The younger son was born three months premature. I doubt it very much that he’ll ever want to open a baby book in order to see his first photo in an incubator with eight tubes and the alarm machine that goes off if you forget to breathe.
Our first family photo was taken by a nurse on duty who had to thoroughly disinfect her hands after taking it. The photo consists of us three standing around the incubator in the intensive care unit for premature infants.
All this talk of diversity and treating children as individuals remains theoretical. In practice, however, we still follow the common and mainstream way. Typified memories of families, perceived as ideal, prevail: mother, father, two children and a dog in the front yard, accompanied by two pairs of grandparents. What about the single-parent families? Unmarried parents? Mothers who keep their last name? Or people like us who have two grandfathers and four grandmothers? What about same-sex families? Or families with many children? And families who have children with special needs? Or bilingual families? How about racially or culturally diverse families? Perhaps we decided not to talk about it on the referendum on Slovenian family law in 2012; however, children won’t cease to exist and grow up in these types of families despite pushing the subject aside.
I always resort to books when I find myself in distress or in a dilemma, which is why I began to research the field of adoption. I only found one scientific study on the topic in Slovene , a few master's degrees and doctoral dissertations, one picture book, a children's book about the different types of families and the first baby book for adopted children Our very first 1095 steps by Katarina Tomšič.

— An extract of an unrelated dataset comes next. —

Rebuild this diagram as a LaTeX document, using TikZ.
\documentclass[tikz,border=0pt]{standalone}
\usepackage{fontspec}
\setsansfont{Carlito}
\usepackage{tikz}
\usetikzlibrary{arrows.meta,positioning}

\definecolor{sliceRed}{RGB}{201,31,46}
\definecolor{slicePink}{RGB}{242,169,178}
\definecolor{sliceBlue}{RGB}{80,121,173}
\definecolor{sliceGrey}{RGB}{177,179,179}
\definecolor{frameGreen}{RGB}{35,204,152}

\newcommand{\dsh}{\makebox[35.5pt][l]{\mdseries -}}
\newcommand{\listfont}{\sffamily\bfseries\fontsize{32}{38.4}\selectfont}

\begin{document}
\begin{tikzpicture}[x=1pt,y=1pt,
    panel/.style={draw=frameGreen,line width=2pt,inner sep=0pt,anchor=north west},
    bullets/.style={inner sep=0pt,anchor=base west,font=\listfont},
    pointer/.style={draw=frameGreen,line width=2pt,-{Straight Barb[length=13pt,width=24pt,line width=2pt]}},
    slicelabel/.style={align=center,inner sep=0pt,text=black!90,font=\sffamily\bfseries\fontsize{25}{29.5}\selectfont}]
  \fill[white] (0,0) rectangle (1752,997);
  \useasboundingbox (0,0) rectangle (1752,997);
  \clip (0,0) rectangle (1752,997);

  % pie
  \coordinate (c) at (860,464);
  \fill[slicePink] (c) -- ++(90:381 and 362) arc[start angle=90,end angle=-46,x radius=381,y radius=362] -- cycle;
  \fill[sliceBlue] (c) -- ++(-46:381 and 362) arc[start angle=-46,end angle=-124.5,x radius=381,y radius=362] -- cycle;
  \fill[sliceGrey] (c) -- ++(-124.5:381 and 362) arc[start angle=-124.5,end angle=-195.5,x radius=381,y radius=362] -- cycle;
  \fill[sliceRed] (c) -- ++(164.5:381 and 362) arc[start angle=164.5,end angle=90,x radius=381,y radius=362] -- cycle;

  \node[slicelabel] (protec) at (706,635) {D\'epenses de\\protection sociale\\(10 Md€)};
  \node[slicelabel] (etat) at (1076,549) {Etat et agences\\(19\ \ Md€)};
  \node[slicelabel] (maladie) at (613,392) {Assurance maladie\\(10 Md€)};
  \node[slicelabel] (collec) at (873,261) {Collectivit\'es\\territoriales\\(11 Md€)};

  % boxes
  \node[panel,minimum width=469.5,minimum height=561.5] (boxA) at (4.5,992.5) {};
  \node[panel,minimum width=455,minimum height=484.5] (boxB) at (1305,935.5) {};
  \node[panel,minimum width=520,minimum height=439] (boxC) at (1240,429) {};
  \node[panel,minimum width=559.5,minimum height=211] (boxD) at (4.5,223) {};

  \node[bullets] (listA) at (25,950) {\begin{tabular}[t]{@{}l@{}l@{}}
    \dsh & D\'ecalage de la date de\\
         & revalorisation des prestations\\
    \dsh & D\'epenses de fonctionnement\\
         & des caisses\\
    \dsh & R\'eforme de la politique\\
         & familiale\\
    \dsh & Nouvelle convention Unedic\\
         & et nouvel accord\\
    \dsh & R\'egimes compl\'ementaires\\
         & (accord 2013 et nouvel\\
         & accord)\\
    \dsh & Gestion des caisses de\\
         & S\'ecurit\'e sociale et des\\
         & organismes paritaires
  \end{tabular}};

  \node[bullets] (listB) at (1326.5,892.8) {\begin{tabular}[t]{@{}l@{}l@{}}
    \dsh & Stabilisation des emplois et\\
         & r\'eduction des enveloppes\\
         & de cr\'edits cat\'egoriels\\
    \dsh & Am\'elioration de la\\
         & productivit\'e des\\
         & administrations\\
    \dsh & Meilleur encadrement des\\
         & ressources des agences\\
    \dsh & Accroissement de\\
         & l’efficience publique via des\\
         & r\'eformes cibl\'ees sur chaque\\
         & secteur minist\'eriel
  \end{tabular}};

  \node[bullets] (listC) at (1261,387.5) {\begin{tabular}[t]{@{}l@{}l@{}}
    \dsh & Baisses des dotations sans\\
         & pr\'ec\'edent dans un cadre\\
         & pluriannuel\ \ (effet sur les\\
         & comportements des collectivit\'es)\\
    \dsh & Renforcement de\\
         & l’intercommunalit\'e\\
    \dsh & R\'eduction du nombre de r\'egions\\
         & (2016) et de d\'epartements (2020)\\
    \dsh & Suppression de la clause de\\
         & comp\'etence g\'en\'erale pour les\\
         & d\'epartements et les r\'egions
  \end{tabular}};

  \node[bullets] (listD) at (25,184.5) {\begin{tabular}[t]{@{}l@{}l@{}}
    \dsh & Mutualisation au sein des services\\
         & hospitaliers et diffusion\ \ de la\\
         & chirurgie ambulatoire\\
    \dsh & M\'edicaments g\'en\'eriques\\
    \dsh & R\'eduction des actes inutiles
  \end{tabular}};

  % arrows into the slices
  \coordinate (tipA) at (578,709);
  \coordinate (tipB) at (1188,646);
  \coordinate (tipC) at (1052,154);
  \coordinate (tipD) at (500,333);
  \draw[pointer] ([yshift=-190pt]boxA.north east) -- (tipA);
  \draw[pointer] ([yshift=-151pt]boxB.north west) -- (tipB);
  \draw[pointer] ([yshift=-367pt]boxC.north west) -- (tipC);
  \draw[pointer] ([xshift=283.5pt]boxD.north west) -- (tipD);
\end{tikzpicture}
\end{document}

This is a wonderful book that supports and confirms the existence of different concepts of family life. It is made from personal experience and deep understanding of the need to "normally” integrate. The book provides my children with the opportunity to have their own version of memories. It gives the power to memorize key moments in an individual way which allows diversity among children, their upbringing, childhood and families. On the other hand it demolishes, normalizes and shows that same diversity in a positive light.
Katarina took it a step even further and developed a bilingual interactive baby book application for adopted children and an interactive baby book application at birth. That way she made the book accessible to all families outside of Slovenia. It wasn’t possible to print ten different versions of the book but this new technology enabled Katarina to develop her project in this direction.
The applications Our very first 1095 steps and Our very first 367 steps, united in the project Tody's Baby Book by Katarina Tomšič, are a step in the transition from words to action on the subject of recognizing diversity.